Goal: Reproduce the listing below word for word, with no pictures.

Dataset content:
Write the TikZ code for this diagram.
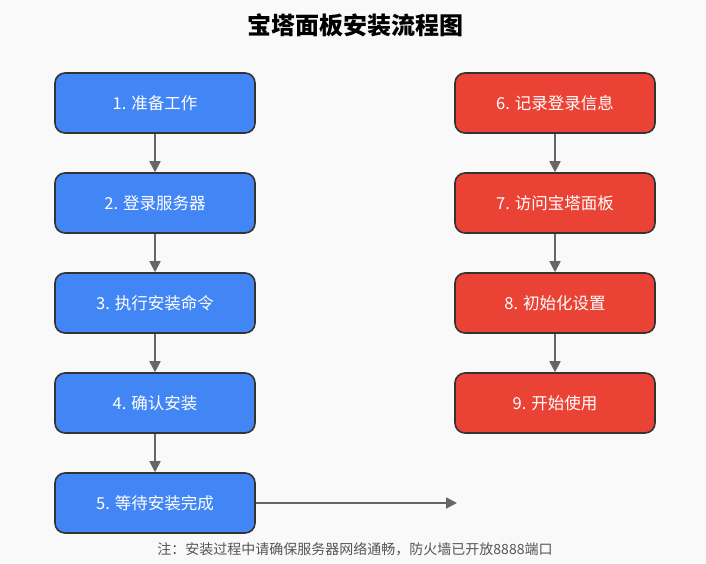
\documentclass[tikz,border=0pt]{standalone}
\usepackage{fontspec}
\setmainfont{Noto Sans CJK SC}
\usetikzlibrary{arrows.meta}
\definecolor{bgc}{HTML}{F9F9F9}
\definecolor{bluec}{HTML}{4285F4}
\definecolor{redc}{HTML}{EA4335}
\definecolor{edgec}{HTML}{333333}
\definecolor{arrc}{HTML}{666666}
\definecolor{notec}{HTML}{555555}
\tikzset{
  box/.style={draw=edgec, line width=1.6pt, rounded corners=10pt, minimum width=200pt, minimum height=60pt, text=white, font=\fontsize{16.5}{18}\selectfont, inner sep=0pt},
  bluebox/.style={box, fill=bluec},
  redbox/.style={box, fill=redc},
  conn/.style={draw=arrc, line width=1.8pt, -{Triangle[length=11pt,width=11pt]}}
}
\begin{document}
\begin{tikzpicture}[x=1pt,y=-1pt]
\fill[bgc] (0,0) rectangle (706,563);
\useasboundingbox (0,0) rectangle (706,563);
\node[font=\bfseries\fontsize{24}{28}\selectfont] (title) at (355,25) {宝塔面板安装流程图};
\node[bluebox] (n1) at (155,103) {1. 准备工作};
\node[bluebox] (n2) at (155,203) {2. 登录服务器};
\node[bluebox] (n3) at (155,303) {3. 执行安装命令};
\node[bluebox] (n4) at (155,403) {4. 确认安装};
\node[bluebox] (n5) at (155,503) {5. 等待安装完成};
\node[redbox] (n6) at (555,103) {6. 记录登录信息};
\node[redbox] (n7) at (555,203) {7. 访问宝塔面板};
\node[redbox] (n8) at (555,303) {8. 初始化设置};
\node[redbox] (n9) at (555,403) {9. 开始使用};
\coordinate (end5) at (457,503);
\draw[conn] (n1) -- (n2);
\draw[conn] (n2) -- (n3);
\draw[conn] (n3) -- (n4);
\draw[conn] (n4) -- (n5);
\draw[conn] (n5) -- (end5);
\draw[conn] (n6) -- (n7);
\draw[conn] (n7) -- (n8);
\draw[conn] (n8) -- (n9);
\node[text=notec, font=\fontsize{14}{16}\selectfont] (note) at (355,549) {注：安装过程中请确保服务器网络通畅，防火墙已开放8888端口};
\end{tikzpicture}
\end{document}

Response below:
Write the TikZ code for this diagram.
\documentclass[tikz,border=0pt]{standalone}
\usepackage{fontspec}
\setmainfont{Noto Sans CJK SC}
\usetikzlibrary{arrows.meta}
\definecolor{bgc}{HTML}{F9F9F9}
\definecolor{bluec}{HTML}{4285F4}
\definecolor{redc}{HTML}{EA4335}
\definecolor{edgec}{HTML}{333333}
\definecolor{arrc}{HTML}{666666}
\definecolor{notec}{HTML}{555555}
\tikzset{
  box/.style={draw=edgec, line width=1.6pt, rounded corners=10pt, minimum width=200pt, minimum height=60pt, text=white, font=\fontsize{16.5}{18}\selectfont, inner sep=0pt},
  bluebox/.style={box, fill=bluec},
  redbox/.style={box, fill=redc},
  conn/.style={draw=arrc, line width=1.8pt, -{Triangle[length=11pt,width=11pt]}}
}
\begin{document}
\begin{tikzpicture}[x=1pt,y=-1pt]
\fill[bgc] (0,0) rectangle (706,563);
\useasboundingbox (0,0) rectangle (706,563);
\node[font=\bfseries\fontsize{24}{28}\selectfont] (title) at (355,25) {宝塔面板安装流程图};
\node[bluebox] (n1) at (155,103) {1. 准备工作};
\node[bluebox] (n2) at (155,203) {2. 登录服务器};
\node[bluebox] (n3) at (155,303) {3. 执行安装命令};
\node[bluebox] (n4) at (155,403) {4. 确认安装};
\node[bluebox] (n5) at (155,503) {5. 等待安装完成};
\node[redbox] (n6) at (555,103) {6. 记录登录信息};
\node[redbox] (n7) at (555,203) {7. 访问宝塔面板};
\node[redbox] (n8) at (555,303) {8. 初始化设置};
\node[redbox] (n9) at (555,403) {9. 开始使用};
\coordinate (end5) at (457,503);
\draw[conn] (n1) -- (n2);
\draw[conn] (n2) -- (n3);
\draw[conn] (n3) -- (n4);
\draw[conn] (n4) -- (n5);
\draw[conn] (n5) -- (end5);
\draw[conn] (n6) -- (n7);
\draw[conn] (n7) -- (n8);
\draw[conn] (n8) -- (n9);
\node[text=notec, font=\fontsize{14}{16}\selectfont] (note) at (355,549) {注：安装过程中请确保服务器网络通畅，防火墙已开放8888端口};
\end{tikzpicture}
\end{document}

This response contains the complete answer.